* **YOUR GOAL**: Starting at the line that contains "Rebuild this chart", reproduce each line exactly up to and including the line that contains "ax = fig.add_axes([89". Reproduce nothing else.

# # #

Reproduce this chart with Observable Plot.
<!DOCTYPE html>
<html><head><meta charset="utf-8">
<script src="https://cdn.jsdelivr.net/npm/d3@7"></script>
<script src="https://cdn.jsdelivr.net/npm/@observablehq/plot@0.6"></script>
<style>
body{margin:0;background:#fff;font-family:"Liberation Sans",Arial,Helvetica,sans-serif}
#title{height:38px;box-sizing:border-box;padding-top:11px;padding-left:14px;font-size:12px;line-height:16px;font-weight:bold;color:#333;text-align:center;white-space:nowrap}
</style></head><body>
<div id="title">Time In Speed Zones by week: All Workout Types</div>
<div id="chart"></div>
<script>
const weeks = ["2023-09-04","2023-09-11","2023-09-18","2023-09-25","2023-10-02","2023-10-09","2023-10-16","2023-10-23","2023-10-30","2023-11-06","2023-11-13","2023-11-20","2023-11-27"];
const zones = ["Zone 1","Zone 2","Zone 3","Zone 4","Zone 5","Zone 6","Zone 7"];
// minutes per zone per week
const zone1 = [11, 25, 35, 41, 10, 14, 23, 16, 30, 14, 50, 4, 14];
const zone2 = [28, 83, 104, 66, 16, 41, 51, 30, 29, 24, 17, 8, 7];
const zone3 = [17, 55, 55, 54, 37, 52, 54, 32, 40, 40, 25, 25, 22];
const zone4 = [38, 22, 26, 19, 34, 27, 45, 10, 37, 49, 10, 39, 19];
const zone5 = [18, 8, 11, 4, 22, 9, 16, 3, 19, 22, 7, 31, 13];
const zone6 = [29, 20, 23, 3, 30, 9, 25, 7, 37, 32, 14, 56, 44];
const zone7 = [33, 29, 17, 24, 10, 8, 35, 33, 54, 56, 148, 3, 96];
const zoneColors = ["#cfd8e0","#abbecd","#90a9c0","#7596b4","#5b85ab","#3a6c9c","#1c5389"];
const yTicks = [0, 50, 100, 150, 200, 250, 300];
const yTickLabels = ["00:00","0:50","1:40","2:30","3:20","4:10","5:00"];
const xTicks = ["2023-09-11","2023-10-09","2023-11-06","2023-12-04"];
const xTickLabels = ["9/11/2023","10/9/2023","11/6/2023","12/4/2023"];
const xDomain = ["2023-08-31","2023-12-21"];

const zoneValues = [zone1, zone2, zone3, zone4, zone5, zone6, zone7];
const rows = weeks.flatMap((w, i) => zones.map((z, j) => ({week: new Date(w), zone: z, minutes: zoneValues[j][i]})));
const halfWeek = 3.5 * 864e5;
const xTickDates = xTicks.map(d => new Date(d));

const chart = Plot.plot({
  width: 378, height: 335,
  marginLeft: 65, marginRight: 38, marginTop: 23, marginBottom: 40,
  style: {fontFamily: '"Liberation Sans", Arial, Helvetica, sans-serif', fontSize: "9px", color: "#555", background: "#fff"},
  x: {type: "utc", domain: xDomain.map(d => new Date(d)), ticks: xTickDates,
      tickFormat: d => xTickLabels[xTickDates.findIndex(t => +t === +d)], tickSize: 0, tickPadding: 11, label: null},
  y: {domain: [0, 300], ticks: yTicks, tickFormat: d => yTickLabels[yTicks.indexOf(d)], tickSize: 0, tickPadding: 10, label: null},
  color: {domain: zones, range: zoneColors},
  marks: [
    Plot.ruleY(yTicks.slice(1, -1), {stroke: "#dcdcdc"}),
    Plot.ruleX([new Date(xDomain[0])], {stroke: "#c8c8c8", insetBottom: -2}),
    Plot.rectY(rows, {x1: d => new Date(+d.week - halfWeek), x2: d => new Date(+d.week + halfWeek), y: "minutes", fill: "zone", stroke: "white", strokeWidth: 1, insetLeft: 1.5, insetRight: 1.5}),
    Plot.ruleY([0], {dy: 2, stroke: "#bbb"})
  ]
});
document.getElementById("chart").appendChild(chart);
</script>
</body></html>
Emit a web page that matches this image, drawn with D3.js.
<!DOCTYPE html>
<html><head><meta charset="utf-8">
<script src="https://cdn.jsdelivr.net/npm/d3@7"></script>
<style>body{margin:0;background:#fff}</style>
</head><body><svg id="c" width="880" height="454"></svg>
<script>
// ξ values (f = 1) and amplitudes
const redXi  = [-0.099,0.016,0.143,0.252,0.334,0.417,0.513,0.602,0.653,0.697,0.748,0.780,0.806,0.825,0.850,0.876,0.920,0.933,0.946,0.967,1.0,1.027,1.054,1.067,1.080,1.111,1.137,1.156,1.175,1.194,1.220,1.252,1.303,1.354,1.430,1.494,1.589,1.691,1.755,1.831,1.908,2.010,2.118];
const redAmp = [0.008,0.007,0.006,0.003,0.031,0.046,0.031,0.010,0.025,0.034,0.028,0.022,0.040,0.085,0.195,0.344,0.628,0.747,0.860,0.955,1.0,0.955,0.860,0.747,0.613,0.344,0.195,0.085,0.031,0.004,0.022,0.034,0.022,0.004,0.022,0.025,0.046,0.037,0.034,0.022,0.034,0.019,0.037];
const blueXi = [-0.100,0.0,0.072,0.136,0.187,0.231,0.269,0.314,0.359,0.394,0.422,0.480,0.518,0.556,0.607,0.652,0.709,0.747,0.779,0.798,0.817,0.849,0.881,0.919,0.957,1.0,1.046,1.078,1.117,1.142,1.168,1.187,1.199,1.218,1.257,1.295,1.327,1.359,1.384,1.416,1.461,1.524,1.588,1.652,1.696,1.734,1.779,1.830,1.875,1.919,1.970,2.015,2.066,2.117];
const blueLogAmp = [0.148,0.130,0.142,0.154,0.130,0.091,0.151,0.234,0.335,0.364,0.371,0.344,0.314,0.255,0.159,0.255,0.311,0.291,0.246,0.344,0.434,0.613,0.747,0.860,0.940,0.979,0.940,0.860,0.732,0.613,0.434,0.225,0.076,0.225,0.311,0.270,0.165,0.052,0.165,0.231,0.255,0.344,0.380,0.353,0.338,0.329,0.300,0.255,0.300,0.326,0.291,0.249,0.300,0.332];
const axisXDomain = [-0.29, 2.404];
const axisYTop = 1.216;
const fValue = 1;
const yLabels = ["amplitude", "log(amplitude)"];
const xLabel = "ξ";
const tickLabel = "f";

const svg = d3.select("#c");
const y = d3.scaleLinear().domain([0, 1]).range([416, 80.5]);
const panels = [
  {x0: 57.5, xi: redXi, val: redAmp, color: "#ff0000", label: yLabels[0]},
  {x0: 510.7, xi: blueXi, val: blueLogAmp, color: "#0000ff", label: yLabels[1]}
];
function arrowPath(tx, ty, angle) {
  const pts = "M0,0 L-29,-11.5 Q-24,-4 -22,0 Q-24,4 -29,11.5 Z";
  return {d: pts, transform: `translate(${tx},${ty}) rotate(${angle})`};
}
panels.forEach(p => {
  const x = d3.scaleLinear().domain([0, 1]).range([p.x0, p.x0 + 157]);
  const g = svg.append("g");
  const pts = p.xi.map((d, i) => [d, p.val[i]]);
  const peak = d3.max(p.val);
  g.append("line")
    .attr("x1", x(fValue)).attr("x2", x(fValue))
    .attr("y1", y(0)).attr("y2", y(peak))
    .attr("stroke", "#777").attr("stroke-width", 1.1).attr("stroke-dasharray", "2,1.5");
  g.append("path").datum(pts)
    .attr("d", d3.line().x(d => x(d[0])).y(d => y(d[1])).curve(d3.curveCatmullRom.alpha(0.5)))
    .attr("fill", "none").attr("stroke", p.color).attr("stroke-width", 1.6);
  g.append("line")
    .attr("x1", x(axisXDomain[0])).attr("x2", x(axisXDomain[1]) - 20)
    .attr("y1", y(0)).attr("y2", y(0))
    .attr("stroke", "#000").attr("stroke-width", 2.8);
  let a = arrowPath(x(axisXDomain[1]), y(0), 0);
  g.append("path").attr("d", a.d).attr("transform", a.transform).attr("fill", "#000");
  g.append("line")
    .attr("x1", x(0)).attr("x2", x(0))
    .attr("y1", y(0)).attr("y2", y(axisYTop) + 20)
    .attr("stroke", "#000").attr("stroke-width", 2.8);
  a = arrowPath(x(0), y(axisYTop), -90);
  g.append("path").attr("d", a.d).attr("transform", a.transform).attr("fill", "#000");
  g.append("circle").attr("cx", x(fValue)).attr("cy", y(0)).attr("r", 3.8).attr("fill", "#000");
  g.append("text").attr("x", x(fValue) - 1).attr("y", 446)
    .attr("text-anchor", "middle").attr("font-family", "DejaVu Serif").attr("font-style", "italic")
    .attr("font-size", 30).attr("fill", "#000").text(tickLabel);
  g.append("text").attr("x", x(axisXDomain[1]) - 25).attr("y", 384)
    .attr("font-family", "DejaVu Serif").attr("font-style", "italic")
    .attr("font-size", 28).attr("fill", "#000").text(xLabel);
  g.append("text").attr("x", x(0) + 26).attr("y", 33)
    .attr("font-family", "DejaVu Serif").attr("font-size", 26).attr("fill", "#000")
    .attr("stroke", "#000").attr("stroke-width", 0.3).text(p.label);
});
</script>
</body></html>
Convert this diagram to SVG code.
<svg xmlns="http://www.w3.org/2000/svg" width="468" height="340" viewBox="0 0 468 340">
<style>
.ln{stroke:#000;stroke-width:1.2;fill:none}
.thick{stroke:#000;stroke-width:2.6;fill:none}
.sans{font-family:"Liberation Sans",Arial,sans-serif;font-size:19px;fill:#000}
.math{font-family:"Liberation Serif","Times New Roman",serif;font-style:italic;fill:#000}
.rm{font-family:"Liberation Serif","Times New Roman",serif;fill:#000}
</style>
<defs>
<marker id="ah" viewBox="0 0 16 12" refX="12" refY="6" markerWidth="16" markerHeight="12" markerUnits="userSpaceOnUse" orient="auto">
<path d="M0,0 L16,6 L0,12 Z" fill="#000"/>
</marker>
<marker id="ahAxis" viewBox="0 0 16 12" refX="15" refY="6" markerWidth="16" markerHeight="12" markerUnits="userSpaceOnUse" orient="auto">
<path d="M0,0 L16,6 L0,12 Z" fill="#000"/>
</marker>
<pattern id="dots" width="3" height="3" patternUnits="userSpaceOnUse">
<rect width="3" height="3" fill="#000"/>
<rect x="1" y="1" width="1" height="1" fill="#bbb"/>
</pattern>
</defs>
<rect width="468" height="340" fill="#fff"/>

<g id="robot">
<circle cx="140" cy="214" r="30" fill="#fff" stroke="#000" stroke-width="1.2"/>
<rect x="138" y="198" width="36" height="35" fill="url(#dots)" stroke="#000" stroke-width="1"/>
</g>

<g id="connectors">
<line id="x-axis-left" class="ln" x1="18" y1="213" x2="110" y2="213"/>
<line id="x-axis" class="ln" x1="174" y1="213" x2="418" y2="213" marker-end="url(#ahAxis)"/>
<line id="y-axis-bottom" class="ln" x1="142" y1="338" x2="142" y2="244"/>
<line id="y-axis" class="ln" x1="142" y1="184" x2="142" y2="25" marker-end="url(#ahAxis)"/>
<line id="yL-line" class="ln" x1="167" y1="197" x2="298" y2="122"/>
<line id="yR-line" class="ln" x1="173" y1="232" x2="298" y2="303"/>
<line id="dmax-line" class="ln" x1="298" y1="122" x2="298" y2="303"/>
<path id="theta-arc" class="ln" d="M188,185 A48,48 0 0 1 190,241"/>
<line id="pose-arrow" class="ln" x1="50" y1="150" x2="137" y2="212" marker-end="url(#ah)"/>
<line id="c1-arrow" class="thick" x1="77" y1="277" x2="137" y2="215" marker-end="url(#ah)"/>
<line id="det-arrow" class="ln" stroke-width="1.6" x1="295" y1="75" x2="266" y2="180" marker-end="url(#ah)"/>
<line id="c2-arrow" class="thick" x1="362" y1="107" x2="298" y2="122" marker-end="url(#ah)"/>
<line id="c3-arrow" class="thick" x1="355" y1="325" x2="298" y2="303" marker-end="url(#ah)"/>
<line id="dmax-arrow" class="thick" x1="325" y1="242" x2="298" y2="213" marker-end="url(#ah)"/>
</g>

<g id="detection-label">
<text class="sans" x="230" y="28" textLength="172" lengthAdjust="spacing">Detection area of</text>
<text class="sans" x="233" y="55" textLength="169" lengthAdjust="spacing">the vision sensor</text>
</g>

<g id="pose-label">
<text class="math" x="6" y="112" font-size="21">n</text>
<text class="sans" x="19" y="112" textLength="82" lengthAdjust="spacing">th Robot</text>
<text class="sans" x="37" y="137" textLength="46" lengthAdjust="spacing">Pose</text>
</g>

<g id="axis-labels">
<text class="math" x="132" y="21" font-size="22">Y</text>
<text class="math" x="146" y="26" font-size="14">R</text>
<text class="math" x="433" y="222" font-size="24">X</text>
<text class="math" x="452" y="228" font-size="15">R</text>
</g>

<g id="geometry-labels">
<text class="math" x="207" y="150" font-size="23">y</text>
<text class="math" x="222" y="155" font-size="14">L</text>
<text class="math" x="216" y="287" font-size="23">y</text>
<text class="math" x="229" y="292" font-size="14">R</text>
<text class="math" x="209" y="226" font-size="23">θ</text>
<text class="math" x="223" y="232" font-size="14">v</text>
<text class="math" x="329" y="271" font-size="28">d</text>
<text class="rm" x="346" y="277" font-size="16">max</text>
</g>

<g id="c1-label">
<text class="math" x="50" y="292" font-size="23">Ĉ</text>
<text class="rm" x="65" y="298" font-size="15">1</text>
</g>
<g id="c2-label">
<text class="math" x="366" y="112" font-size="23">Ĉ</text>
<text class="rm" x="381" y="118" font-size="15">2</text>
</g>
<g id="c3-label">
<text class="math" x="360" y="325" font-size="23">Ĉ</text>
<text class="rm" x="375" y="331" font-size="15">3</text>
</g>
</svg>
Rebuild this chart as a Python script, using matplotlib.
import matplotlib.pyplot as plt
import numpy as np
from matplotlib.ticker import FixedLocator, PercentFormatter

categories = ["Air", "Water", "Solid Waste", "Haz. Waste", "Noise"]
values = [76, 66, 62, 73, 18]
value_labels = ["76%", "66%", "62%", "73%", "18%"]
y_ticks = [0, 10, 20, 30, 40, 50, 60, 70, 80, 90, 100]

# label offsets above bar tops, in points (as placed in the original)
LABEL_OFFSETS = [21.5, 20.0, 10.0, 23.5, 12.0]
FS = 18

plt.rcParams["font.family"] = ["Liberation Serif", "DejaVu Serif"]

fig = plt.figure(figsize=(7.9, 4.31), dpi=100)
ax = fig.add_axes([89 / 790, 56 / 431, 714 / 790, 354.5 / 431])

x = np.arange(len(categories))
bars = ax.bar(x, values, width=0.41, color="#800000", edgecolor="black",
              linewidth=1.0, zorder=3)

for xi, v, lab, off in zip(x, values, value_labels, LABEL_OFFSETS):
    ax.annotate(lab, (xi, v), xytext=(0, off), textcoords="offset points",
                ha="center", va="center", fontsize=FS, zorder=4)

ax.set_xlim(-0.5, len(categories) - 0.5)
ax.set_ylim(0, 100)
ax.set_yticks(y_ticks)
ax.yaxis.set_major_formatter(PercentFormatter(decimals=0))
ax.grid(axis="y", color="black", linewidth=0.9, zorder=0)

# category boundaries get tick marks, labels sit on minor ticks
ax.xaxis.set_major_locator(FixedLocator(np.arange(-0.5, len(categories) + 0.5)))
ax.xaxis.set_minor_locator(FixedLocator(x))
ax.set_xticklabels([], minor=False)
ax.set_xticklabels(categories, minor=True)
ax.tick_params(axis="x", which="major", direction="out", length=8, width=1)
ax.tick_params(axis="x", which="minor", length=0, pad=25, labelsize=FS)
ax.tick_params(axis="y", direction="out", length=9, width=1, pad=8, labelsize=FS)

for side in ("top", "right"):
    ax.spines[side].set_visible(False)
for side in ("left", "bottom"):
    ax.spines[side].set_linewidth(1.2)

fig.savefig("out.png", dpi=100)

# # #

* **THE SOLUTION**:
Rebuild this chart as a Python script, using matplotlib.
import matplotlib.pyplot as plt
import numpy as np
from matplotlib.ticker import FixedLocator, PercentFormatter

categories = ["Air", "Water", "Solid Waste", "Haz. Waste", "Noise"]
values = [76, 66, 62, 73, 18]
value_labels = ["76%", "66%", "62%", "73%", "18%"]
y_ticks = [0, 10, 20, 30, 40, 50, 60, 70, 80, 90, 100]

# label offsets above bar tops, in points (as placed in the original)
LABEL_OFFSETS = [21.5, 20.0, 10.0, 23.5, 12.0]
FS = 18

plt.rcParams["font.family"] = ["Liberation Serif", "DejaVu Serif"]

fig = plt.figure(figsize=(7.9, 4.31), dpi=100)
ax = fig.add_axes([89 / 790, 56 / 431, 714 / 790, 354.5 / 431])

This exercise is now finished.